My biggest enemy is disorder. My biggest motivator is to clarify things. Often I find myself procrastinate on things because I don’t consider them important enough by the degree of orderliness. One way is, naturally, to remove the unnecessary. (I need to keep in mind that determining unnecessary of a thing must first identify the owner/target of this thing.)

The order, when considered holistically, consists of multiple layers and areas. Many people have the desire to be the best in one (or more) of them, but somehow I have a stronger interest to go meta to group things back into a framework. There is always a “broader context” when we talk about a thing we see in this world. The supremum is the dawn of everything, which is at this moment per my best knowledge, the existence of the universe. Between the supremum and anything else there is always a gap to be closed. It can always goes one layer deeper.

How can I put it into good use? Basically it is to find out if some places have problems, learn good practices from the best sources (persons or books) I can find, and copy it elsewhere and everywhere.

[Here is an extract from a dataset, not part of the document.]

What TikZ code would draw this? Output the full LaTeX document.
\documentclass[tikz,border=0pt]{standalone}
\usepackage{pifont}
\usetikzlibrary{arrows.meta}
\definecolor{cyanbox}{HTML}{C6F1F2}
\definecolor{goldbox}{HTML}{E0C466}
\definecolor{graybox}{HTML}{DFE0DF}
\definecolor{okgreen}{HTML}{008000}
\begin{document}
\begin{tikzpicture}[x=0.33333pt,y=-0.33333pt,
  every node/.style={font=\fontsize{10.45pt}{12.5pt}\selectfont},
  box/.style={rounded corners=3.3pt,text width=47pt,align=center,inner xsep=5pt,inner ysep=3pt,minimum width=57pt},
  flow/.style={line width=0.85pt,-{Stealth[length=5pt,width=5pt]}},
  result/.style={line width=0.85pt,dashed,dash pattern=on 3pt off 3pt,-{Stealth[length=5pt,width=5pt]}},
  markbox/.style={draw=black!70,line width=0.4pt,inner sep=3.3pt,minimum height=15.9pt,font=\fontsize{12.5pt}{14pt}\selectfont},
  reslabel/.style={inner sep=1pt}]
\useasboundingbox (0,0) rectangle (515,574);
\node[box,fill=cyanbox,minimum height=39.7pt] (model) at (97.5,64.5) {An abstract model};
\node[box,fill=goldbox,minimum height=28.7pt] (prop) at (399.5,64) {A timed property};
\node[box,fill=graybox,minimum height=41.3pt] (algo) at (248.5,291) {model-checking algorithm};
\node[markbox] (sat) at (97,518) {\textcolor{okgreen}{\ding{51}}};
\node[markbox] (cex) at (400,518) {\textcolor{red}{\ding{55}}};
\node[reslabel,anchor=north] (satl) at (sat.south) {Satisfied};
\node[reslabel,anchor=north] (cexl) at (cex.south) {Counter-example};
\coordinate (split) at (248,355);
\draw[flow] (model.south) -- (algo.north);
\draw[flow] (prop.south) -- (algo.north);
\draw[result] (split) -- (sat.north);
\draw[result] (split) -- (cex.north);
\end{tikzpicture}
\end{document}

What I Need and What I Need to Do

I always feel that I need to work in some way except when I know myself to be tired, which then I rest in order to work with a better shape. I am still trying to learn the shape of work and how much I can put into it. We are finite beings. One can do a lot of things (in terms of capability), but one cannot do a lot of things (in terms of resources, in particular, time).

Sometimes I find it strange that I am not quite a fan of entertainment, instead I need some time and space to maintain the internal order my brain can hold together with those I can write out, to keep track of the higher-order thinking, and the re-organise and reset once in a while, like the filesystem defragmentation process. It also involves the regular/constant evaluation of prioritiy.

I must constantly observe, at any given moment, if there can be a better arrangement of things and people, especially to discover if someone else is in a better place to do anything that is currently a part of my responsibility. If practically this can be transferred, always prioritise this transfer. Then, to move on to something that no one else can do at this moment and to learn to be good at it (or at least decently operational).

The First Question is now organised and clarified, and I may proceed to the other questions I see.


Appendix: Before, After and On the Good Friday

Nel mezzo del cammin di nostra vita
mi ritrovai per una selva oscura
ché la diritta via era smarrita.

Inferno 1, Divine Comedy, Dante

Not long ago, on the night after the Good Friday, having some echo in the memory from the muse, I wrote some verses. Although it was me who wrote it at the very first place, I must admit the whole process was done somewhat subconsciously and unintentionally. The more I re-read it, the more I reconcile it with all other thoughts that run in my head. There is still an intended audience in my mind, but I found that I myself is also among the audience:

Time present is the convergence of everything that comes before;
Time present is the divergence of everything that comes after.
Every sentence is an echo from the past.
Every sentence brings us a new scar of living,
In time future for you and me.
Time present is time future in eternity.

[…]

Let’s not try to change the laws of physics,
Whether it is arrival or departure of an object.
There is a time
And there is a place
For everything and everyone,
For everyone and you and me.
After I ask you the overwhelming question,
        Let us go.

At last, I’d like to conclude and summarise this whole essay with some good verses:

And what there is to conquer
By strength and submission, has already been discovered
Once or twice, or several times, by men whom one cannot hope
To emulate—but there is no competition—
There is only the fight to recover what has been lost
And found and lost again and again: and now, under conditions
That seem unpropitious. But perhaps neither gain nor loss.
For us, there is only the trying. The rest is not our business.

Home is where one starts from. As we grow older
The world becomes stranger, the pattern more complicated
Of dead and living. Not the intense moment
Isolated, with no before and after,
But a lifetime burning in every moment
And not the lifetime of one man only
But of old stones that cannot be deciphered.